## TASK STATEMENT
Below is a block of records. Copy every line in it that contains the word "page".

####################

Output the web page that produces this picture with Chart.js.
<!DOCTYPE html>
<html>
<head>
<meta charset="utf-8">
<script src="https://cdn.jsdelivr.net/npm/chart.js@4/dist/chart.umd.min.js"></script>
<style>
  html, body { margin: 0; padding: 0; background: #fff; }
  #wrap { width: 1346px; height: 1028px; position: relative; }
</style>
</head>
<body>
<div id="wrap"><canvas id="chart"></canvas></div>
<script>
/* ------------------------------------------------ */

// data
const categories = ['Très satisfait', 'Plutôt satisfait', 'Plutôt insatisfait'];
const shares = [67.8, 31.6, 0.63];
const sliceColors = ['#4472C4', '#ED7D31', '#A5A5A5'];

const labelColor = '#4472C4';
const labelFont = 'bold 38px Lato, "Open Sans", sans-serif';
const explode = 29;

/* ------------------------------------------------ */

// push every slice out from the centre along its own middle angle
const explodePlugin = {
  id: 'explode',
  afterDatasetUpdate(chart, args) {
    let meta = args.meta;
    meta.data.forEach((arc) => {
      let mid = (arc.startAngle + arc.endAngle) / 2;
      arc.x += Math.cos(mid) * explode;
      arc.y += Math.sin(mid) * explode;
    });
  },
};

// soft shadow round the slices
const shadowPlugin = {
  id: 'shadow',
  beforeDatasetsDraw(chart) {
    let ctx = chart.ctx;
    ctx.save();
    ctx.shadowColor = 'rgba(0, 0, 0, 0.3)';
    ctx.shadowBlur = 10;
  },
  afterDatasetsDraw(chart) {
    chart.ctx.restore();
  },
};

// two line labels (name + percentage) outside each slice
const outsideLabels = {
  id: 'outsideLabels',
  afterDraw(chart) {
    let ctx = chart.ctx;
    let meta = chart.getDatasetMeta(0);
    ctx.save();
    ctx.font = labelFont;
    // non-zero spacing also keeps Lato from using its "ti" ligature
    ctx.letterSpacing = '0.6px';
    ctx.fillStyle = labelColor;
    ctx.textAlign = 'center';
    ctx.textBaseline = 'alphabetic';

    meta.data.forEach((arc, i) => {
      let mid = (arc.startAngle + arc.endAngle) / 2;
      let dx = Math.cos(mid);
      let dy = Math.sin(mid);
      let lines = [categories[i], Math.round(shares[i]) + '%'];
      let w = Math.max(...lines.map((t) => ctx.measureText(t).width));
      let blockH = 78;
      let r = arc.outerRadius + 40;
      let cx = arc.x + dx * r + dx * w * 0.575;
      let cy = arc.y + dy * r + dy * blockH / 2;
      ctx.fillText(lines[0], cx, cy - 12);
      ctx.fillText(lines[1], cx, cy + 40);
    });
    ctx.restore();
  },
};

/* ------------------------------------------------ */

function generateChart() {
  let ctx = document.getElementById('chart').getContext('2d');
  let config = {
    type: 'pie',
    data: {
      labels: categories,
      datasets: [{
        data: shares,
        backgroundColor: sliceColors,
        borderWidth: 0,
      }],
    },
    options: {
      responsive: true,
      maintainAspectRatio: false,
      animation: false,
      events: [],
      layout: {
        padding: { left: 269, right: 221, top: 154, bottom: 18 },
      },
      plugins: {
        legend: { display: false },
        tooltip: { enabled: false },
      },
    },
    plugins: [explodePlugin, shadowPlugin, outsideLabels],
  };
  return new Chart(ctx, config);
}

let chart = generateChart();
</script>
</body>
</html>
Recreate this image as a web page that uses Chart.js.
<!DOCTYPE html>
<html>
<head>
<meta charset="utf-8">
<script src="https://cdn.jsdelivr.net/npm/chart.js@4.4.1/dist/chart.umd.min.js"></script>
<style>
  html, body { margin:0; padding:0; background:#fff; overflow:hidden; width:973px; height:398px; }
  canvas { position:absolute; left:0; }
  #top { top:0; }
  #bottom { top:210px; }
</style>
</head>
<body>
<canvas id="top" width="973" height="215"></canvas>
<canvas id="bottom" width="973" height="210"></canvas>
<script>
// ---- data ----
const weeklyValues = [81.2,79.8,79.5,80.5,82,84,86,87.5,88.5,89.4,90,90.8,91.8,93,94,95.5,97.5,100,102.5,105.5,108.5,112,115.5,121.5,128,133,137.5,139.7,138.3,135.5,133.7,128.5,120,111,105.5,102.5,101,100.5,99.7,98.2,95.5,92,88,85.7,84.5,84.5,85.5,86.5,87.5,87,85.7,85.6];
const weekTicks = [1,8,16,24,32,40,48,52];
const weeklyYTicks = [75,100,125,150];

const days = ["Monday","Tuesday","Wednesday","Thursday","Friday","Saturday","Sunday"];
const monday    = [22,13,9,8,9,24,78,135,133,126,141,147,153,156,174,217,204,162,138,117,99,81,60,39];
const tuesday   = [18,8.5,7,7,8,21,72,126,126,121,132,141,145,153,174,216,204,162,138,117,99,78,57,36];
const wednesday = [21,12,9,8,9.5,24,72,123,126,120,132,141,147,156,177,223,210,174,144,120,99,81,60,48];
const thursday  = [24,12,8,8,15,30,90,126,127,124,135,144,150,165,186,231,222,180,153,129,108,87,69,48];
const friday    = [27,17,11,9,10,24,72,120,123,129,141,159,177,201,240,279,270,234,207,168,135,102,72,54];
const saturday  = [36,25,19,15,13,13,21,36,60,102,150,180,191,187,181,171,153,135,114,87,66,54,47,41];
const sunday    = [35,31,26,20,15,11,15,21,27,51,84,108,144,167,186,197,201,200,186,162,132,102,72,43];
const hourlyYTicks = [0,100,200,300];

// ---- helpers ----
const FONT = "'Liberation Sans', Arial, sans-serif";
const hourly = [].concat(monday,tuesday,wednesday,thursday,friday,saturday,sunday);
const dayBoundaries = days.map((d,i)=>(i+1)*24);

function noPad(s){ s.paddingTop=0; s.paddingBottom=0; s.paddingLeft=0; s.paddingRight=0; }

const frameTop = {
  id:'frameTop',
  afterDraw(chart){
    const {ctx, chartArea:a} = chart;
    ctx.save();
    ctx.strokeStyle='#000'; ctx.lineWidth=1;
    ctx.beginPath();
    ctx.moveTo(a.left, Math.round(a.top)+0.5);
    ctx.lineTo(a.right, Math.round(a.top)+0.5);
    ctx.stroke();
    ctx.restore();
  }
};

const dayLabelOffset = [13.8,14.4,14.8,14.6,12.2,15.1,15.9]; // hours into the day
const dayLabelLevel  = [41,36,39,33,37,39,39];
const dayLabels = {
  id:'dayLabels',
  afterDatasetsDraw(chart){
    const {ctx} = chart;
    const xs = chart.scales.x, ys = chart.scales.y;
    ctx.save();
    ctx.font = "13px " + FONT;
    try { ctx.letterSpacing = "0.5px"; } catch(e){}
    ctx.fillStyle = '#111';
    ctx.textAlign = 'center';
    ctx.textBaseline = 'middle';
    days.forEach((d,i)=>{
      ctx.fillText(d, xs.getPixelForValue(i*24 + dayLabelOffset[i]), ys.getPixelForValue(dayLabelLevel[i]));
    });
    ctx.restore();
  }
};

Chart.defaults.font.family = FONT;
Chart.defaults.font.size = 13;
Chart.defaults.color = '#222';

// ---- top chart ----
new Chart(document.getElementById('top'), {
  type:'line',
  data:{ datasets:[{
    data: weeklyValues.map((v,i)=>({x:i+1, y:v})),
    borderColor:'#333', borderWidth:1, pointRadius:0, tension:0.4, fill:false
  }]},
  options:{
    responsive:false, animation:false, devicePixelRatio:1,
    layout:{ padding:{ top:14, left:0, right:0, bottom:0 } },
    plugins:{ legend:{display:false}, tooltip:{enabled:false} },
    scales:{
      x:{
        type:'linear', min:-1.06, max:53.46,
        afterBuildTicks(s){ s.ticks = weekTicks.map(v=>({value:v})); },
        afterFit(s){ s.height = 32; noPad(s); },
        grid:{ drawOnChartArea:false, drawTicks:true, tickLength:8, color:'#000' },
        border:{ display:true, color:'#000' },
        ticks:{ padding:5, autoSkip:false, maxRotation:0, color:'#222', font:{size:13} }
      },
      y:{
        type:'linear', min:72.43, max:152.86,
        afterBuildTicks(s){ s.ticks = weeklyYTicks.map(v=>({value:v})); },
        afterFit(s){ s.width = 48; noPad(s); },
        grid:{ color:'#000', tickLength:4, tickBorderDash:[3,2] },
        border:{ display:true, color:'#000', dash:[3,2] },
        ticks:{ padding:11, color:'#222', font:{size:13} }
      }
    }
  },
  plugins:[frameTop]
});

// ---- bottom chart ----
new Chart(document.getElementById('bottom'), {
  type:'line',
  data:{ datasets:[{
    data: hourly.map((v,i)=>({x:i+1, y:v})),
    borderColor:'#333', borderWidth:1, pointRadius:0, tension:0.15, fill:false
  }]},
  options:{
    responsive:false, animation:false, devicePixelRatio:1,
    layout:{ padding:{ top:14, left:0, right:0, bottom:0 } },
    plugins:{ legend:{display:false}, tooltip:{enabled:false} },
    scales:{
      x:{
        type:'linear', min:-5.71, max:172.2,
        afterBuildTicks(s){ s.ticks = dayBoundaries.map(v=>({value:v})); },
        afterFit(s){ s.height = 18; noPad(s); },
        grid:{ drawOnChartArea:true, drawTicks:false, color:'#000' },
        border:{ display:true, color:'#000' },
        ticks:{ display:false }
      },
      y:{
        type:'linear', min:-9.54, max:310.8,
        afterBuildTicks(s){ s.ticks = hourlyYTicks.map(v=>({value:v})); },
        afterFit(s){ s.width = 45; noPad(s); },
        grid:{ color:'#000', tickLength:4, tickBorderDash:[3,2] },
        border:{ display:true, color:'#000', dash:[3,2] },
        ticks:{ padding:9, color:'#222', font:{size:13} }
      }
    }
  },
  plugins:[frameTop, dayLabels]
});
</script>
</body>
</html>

####################

## WORKED SOLUTION
Output the web page that produces this picture with Chart.js.
Recreate this image as a web page that uses Chart.js.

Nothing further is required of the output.